The media in its varied forms but particularly major TV and print media have very finite resources. They can as a system, give one global crisis tight scrutiny but when the number of newsworthy events coincide, they quickly demonstrate the effects of exceeding "cognitive load". The volume of information cannot be effectively juggled or processed either by the media filters ( reporters, editors) or the audience. This has immediate policy implications.
Even in the simple media era of the early Cold War, simultaneous crisises degraded the ability of superpowers to respond effectively to either. Case in point, the Suez Crisis intersecting with the Soviet invasion of Hungary resulted in Dulles and Eisenhower waffling on Hungary and delivering a sharp elbow to France and Britain. Khrushchev, by contrast, had no realistic possibility of aiding Nasser had Ike sided with the British, Israelis and French. The number of officials in any great power who make key decisions on the use of force are too few to manage multiple intersecting calamities. If the amount of "noise" in the system is increased, their job becomes more difficult.
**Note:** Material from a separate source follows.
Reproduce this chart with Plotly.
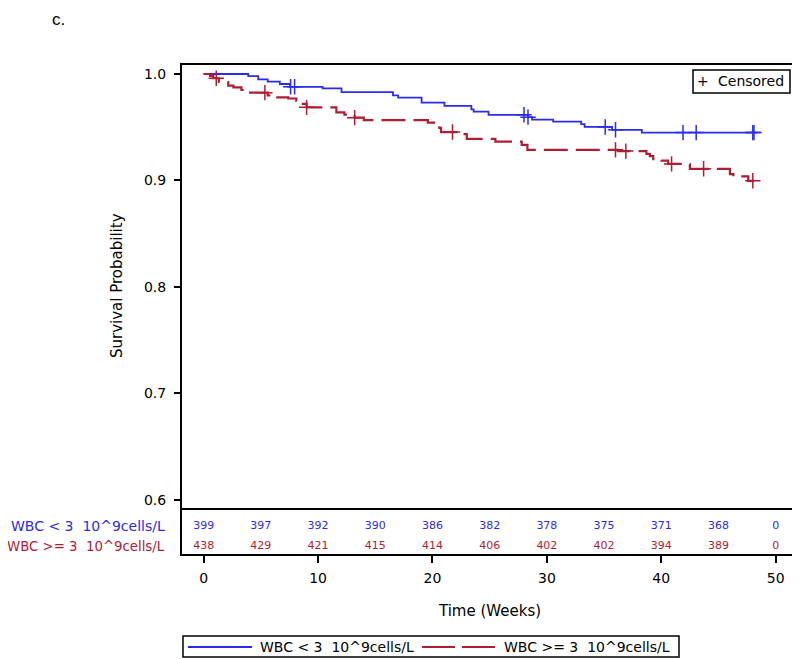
import plotly.graph_objects as go

# ---------------- data ----------------
blue_label = "WBC &lt; 3\u00a0 10^9cells/L"
red_label = "WBC &gt;= 3\u00a0 10^9cells/L"

blue_times = [0, 3.9, 4.77, 5.6, 6.66, 7.55, 10.4, 12.05, 16.55, 17.0, 19.05, 21.05, 23.4, 23.6,
              24.9, 28.35, 28.7, 30.55, 33.0, 33.3, 35.7, 38.3, 48.4]
blue_surv = [1.0, 0.998, 0.995, 0.9928, 0.9906, 0.988, 0.9866, 0.983, 0.980, 0.9778, 0.9732, 0.970,
             0.9668, 0.9646, 0.9617, 0.9595, 0.9572, 0.9553, 0.953, 0.9503, 0.9476, 0.945, 0.945]
blue_censor = [7.6, 7.95, 28.0, 28.35, 35.1, 36.0, 41.9, 43.05, 48.0, 48.1]

red_times = [0, 0.55, 0.84, 1.33, 2.15, 2.6, 3.3, 3.67, 5.6, 6.2, 7.4, 8.1, 8.4, 9.0, 11.6, 12.3,
             13.2, 14.0, 19.6, 20.6, 20.75, 22.4, 23.0, 25.5, 27.8, 28.3, 36.2, 38.7, 39.0, 39.3,
             40.0, 40.6, 42.5, 46.0, 46.3, 47.6, 48.1]
red_surv = [1.0, 0.9983, 0.996, 0.9925, 0.989, 0.9875, 0.985, 0.9825, 0.980, 0.978, 0.977, 0.9747,
            0.972, 0.9687, 0.964, 0.9618, 0.959, 0.9566, 0.9544, 0.9495, 0.9455, 0.9435, 0.939,
            0.9365, 0.9335, 0.9288, 0.9276, 0.925, 0.9228, 0.920, 0.9187, 0.9156, 0.911, 0.906,
            0.9038, 0.8997, 0.8997]
red_censor = [1.1, 5.35, 9.0, 13.2, 21.75, 36.0, 36.9, 40.9, 43.7, 48.0]

risk_times = [0, 5, 10, 15, 20, 25, 30, 35, 40, 45, 50]
blue_risk = [399, 397, 392, 390, 386, 382, 378, 375, 371, 368, 0]
red_risk = [438, 429, 421, 415, 414, 406, 402, 402, 394, 389, 0]

y_ticks = [0.6, 0.7, 0.8, 0.9, 1.0]
x_ticks = [0, 10, 20, 30, 40, 50]

BLUE = "#2b2bea"
RED = "#b01c32"
FONT = "DejaVu Sans"


def surv_at(times, surv, t):
    val = surv[0]
    for ti, si in zip(times, surv):
        if ti <= t:
            val = si
    return val


fig = go.Figure()

fig.add_trace(go.Scatter(x=blue_times, y=blue_surv, mode="lines", line_shape="hv",
                         line=dict(color=BLUE, width=1.8), xaxis="x", yaxis="y", showlegend=False))
fig.add_trace(go.Scatter(x=red_times, y=red_surv, mode="lines", line_shape="hv",
                         line=dict(color=RED, width=2.2, dash="24px,8px"), xaxis="x", yaxis="y",
                         showlegend=False))
fig.add_trace(go.Scatter(x=blue_censor, y=[surv_at(blue_times, blue_surv, t) for t in blue_censor],
                         mode="markers", marker=dict(symbol="cross-thin", size=11,
                                                     line=dict(color=BLUE, width=1.5)),
                         xaxis="x", yaxis="y", showlegend=False))
fig.add_trace(go.Scatter(x=red_censor, y=[surv_at(red_times, red_surv, t) for t in red_censor],
                         mode="markers", marker=dict(symbol="cross-thin", size=11,
                                                     line=dict(color=RED, width=1.5)),
                         xaxis="x", yaxis="y", showlegend=False))

# at-risk table
fig.add_trace(go.Scatter(x=risk_times, y=[0.62] * len(risk_times), mode="text",
                         text=[str(v) for v in blue_risk],
                         textfont=dict(family=FONT, size=11, color=BLUE),
                         xaxis="x", yaxis="y2", showlegend=False, cliponaxis=False))
fig.add_trace(go.Scatter(x=risk_times, y=[0.19] * len(risk_times), mode="text",
                         text=[str(v) for v in red_risk],
                         textfont=dict(family=FONT, size=11, color=RED),
                         xaxis="x", yaxis="y2", showlegend=False, cliponaxis=False))

# The page body has an 8px margin: work in window pixels and shift.
OFF = 8
W, H = 800 - OFF, 659 - OFF
L, R, T, B = 181, 798, 64, 555  # window pixels of the frame
pw, ph = R - L, B - T


def px(xp):
    return (xp - L) / pw


def py(yp):
    return (B - yp) / ph


split = py(509)

fig.update_layout(
    width=W, height=H,
    margin=dict(l=L - OFF, r=W - (R - OFF), t=T - OFF, b=H - (B - OFF), pad=0),
    paper_bgcolor="white", plot_bgcolor="white",
    font=dict(family=FONT, size=14, color="black"),
    showlegend=False,
    xaxis=dict(range=[-1.98, 51.95], anchor="y2", tickvals=x_ticks, ticks="outside",
               ticklen=7, tickwidth=2, tickcolor="black", showgrid=False, zeroline=False,
               showline=False, tickfont=dict(size=14, family=FONT), ticklabelstandoff=3),
    yaxis=dict(domain=[split, 1], range=[0.5915, 1.0094], anchor="x", tickvals=y_ticks,
               tickformat=".1f", ticks="outside", ticklen=6, tickwidth=2, tickcolor="black",
               showgrid=False, zeroline=False, showline=False,
               tickfont=dict(size=14, family=FONT), ticklabelstandoff=5),
    yaxis2=dict(domain=[0, split], range=[0, 1], anchor="x", showticklabels=False,
                ticks="", showgrid=False, zeroline=False, showline=False),
)

shapes = [
    dict(type="rect", xref="paper", yref="paper", x0=0, x1=1, y0=0, y1=1,
         line=dict(color="black", width=2)),
    dict(type="line", xref="paper", yref="paper", x0=0, x1=1, y0=split, y1=split,
         line=dict(color="black", width=2)),
    # bottom legend
    dict(type="rect", xref="paper", yref="paper", x0=px(183), x1=px(679), y0=py(657), y1=py(636),
         line=dict(color="black", width=1.5)),
    dict(type="line", xref="paper", yref="paper", x0=px(188), x1=px(252), y0=py(647), y1=py(647),
         line=dict(color=BLUE, width=1.8)),
    dict(type="line", xref="paper", yref="paper", x0=px(422), x1=px(495), y0=py(647), y1=py(647),
         line=dict(color=RED, width=2, dash="33px,7px")),
    # censored legend box
    dict(type="rect", xref="paper", yref="paper", x0=px(693), x1=px(790), y0=py(93), y1=py(70),
         line=dict(color="black", width=1.5)),
]
fig.update_layout(shapes=shapes)

ann = [
    dict(text="c.", xref="paper", yref="paper", x=px(50), y=py(8), xanchor="left",
         yanchor="top", showarrow=False, font=dict(family="Liberation Sans", size=17)),
    dict(text="Survival Probability", xref="paper", yref="paper", x=px(117), y=py(286),
         xanchor="center", yanchor="middle", textangle=-90, showarrow=False,
         font=dict(family=FONT, size=15)),
    dict(text="Time (Weeks)", xref="paper", yref="paper", x=0.5, y=py(611),
         xanchor="center", yanchor="middle", showarrow=False, font=dict(family=FONT, size=15)),
    dict(text=blue_label, xref="paper", yref="y2", x=px(167), y=0.62, xanchor="right",
         yanchor="middle", showarrow=False, font=dict(family=FONT, size=14, color=BLUE)),
    dict(text=red_label, xref="paper", yref="y2", x=px(167), y=0.19, xanchor="right",
         yanchor="middle", showarrow=False, font=dict(family=FONT, size=13.3, color=RED)),
    dict(text=blue_label, xref="paper", yref="paper", x=px(258), y=py(646.5), xanchor="left",
         yanchor="middle", showarrow=False, font=dict(family=FONT, size=14)),
    dict(text=red_label, xref="paper", yref="paper", x=px(502), y=py(646.5), xanchor="left",
         yanchor="middle", showarrow=False, font=dict(family=FONT, size=14)),
    dict(text="+", xref="paper", yref="paper", x=px(703), y=py(81), xanchor="center",
         yanchor="middle", showarrow=False, font=dict(family=FONT, size=14)),
    dict(text="Censored", xref="paper", yref="paper", x=px(716), y=py(81.5), xanchor="left",
         yanchor="middle", showarrow=False, font=dict(family=FONT, size=14)),
]
fig.update_layout(annotations=ann)

fig.write_html("out.html")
U.S. war planners need to conceive of campaigns in terms of a global "attention economy". The greater the number of competing stories that exist to suck up media attention during military operations, the wider the latitude that U.S. ground commanders will have to "adapt" to circumstances. The competing stories do not have to be another geopolitical crisis either - a sex scandal or death of a celebrity figure like Princess Diana or Michael Jackson serves just as well. The crux is that the story needs to be attractive to key media decision makers from a business standpoint.